Third, it does not provide citizens of EU countries with redress that is on par with that which US persons enjoy under the Privacy Act. US persons can obtain a civil remedy under the Privacy Act when an agency improperly fails to amend that person’s record in accordance with the person’s request or refuses to disclose an individual’s record to the individual when required to do so.  The Judicial Redress Act extends such remedy only to the limited class of records covered by the bill and permits only actions against the law enforcement agencies and components designated by the Attorney General.  The Privacy Act also affords US persons a civil remedy when an agency fails to maintain a record “with such accuracy, relevance, timeliness, and completeness” as is necessary to ensure the person is treated fairly; the Judicial Redress Act does not provide any remedy in such a case. Finally, the Privacy Act imposes criminal fines of up to $5,000 on agency officials who willfully disclose individually identifiable information they know to be prohibited from disclosure; there are no criminal penalties for violations of H.R. 1428.

Conclusion

The Umbrella Agreement and the JRA can reasonably be described as limited, but not insignificant, improvements of the privacy rights of EU citizens.
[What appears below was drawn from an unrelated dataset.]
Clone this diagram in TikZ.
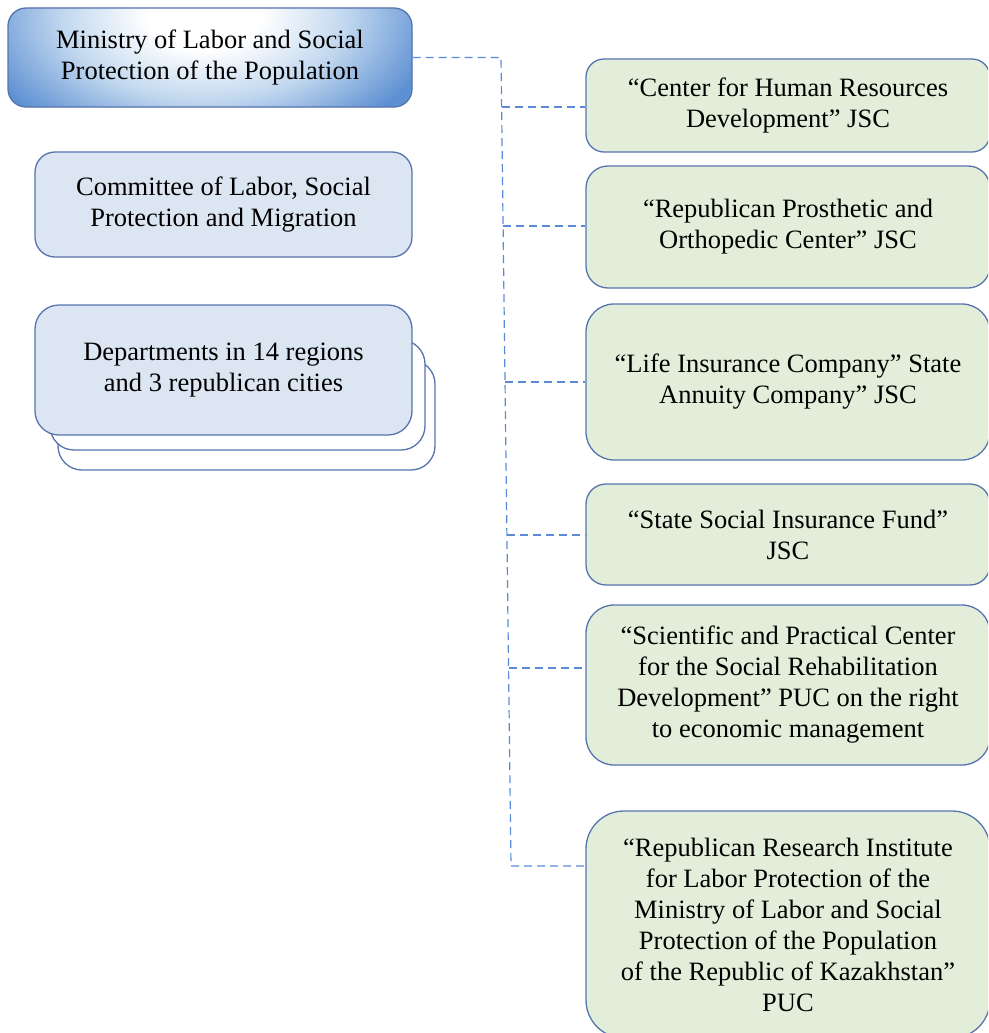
\documentclass[tikz,border=0pt]{standalone}
\usepackage{fontspec}
\setmainfont{Liberation Serif}
\definecolor{bordc}{HTML}{5774AD}
\definecolor{lblue}{HTML}{DCE6F3}
\definecolor{lgreen}{HTML}{E2EED9}
\definecolor{dashc}{HTML}{5B8BD8}
\definecolor{mlight}{HTML}{C2D8EF}
\definecolor{mblue}{HTML}{5D90D2}
\pgfdeclareradialshading{minsh}{\pgfpointorigin}{color(0bp)=(white); color(6bp)=(white); color(15bp)=(mlight); color(25bp)=(mblue); color(50bp)=(mblue)}
\tikzset{
  box/.style={draw=bordc, line width=1.3pt, align=center, inner sep=0pt,
    font=\fontsize{26.5}{31}\selectfont},
  bluebox/.style={box, fill=lblue},
  greenbox/.style={box, fill=lgreen},
  backbox/.style={box, fill=white},
  conn/.style={draw=dashc, line width=1.2pt, dash pattern=on 8pt off 5pt}
}
\begin{document}
\begin{tikzpicture}[x=1pt, y=-1pt]
\useasboundingbox (0,0) rectangle (988,1033);
\clip (0,0) rectangle (988,1033);
% left column
\node[box, fill=mblue, rounded corners=18pt, minimum width=404pt, minimum height=99pt,
  path picture={\shade[shading=minsh] ([xshift=-6pt,yshift=-8pt]path picture bounding box.north) ellipse [x radius=235pt, y radius=140pt];}] (ministry) at (210,57.5)
  {Ministry of Labor and Social\\Protection of the Population};
\node[bluebox, rounded corners=20pt, minimum width=377pt, minimum height=105pt] (committee) at (223.5,204.5)
  {Committee of Labor, Social\\Protection and Migration};
\node[backbox, rounded corners=24pt, minimum width=377pt, minimum height=110pt] (dep3) at (246.5,415) {};
\node[backbox, rounded corners=24pt, minimum width=375pt, minimum height=110pt] (dep2) at (237.5,395) {};
\node[bluebox, rounded corners=24pt, minimum width=377pt, minimum height=130pt] (dep1) at (223.5,370)
  {Departments in 14 regions\\and 3 republican cities};
% right column
\node[greenbox, rounded corners=18pt, minimum width=404pt, minimum height=93pt] (b1) at (788,105.5)
  {“Center for Human Resources\\Development” JSC};
\node[greenbox, rounded corners=22pt, minimum width=404pt, minimum height=122pt] (b2) at (788,227)
  {“Republican Prosthetic and\\Orthopedic Center” JSC};
\node[greenbox, rounded corners=28pt, minimum width=404pt, minimum height=156pt] (b3) at (788,382)
  {“Life Insurance Company” State\\Annuity Company” JSC};
\node[greenbox, rounded corners=20pt, minimum width=404pt, minimum height=101pt] (b4) at (788,534.5)
  {“State Social Insurance Fund”\\JSC};
\node[greenbox, rounded corners=28pt, minimum width=404pt, minimum height=160pt] (b5) at (788,685)
  {“Scientific and Practical Center\\for the Social Rehabilitation\\Development” PUC on the right\\to economic management};
\node[greenbox, rounded corners=38pt, minimum width=404pt, minimum height=227pt] (b6) at (788,924.5)
  {“Republican Research Institute\\for Labor Protection of the\\Ministry of Labor and Social\\Protection of the Population\\of the Republic of Kazakhstan”\\PUC};
% connectors
\coordinate (top) at (501,57.5);
\coordinate (s1) at (501.6,107);
\coordinate (s2) at (503,226);
\coordinate (s3) at (505,382);
\coordinate (s4) at (507,535);
\coordinate (s5) at (509,668);
\coordinate (s6) at (511,866);
\draw[conn] (ministry.east) -- (top) -- (s6) -- (b6.west |- s6);
\draw[conn] (s1) -- (b1.west |- s1);
\draw[conn] (s2) -- (b2.west |- s2);
\draw[conn] (s3) -- (b3.west |- s3);
\draw[conn] (s4) -- (b4.west |- s4);
\draw[conn] (s5) -- (b5.west |- s5);
\end{tikzpicture}
\end{document}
CDT has called for full extension of Privacy Act rights to non-US persons. The JRA  does not achieve this goal, but is a step in the right direction. If adopted, it would be a rare instance in which  the US Congress enacted legislation with the specific aim of enhancing privacy rights of non-US persons. Taken together, in their current form, the Umbrella Agreement and the JRA could be improved, but they do represent progress, if only limited progress.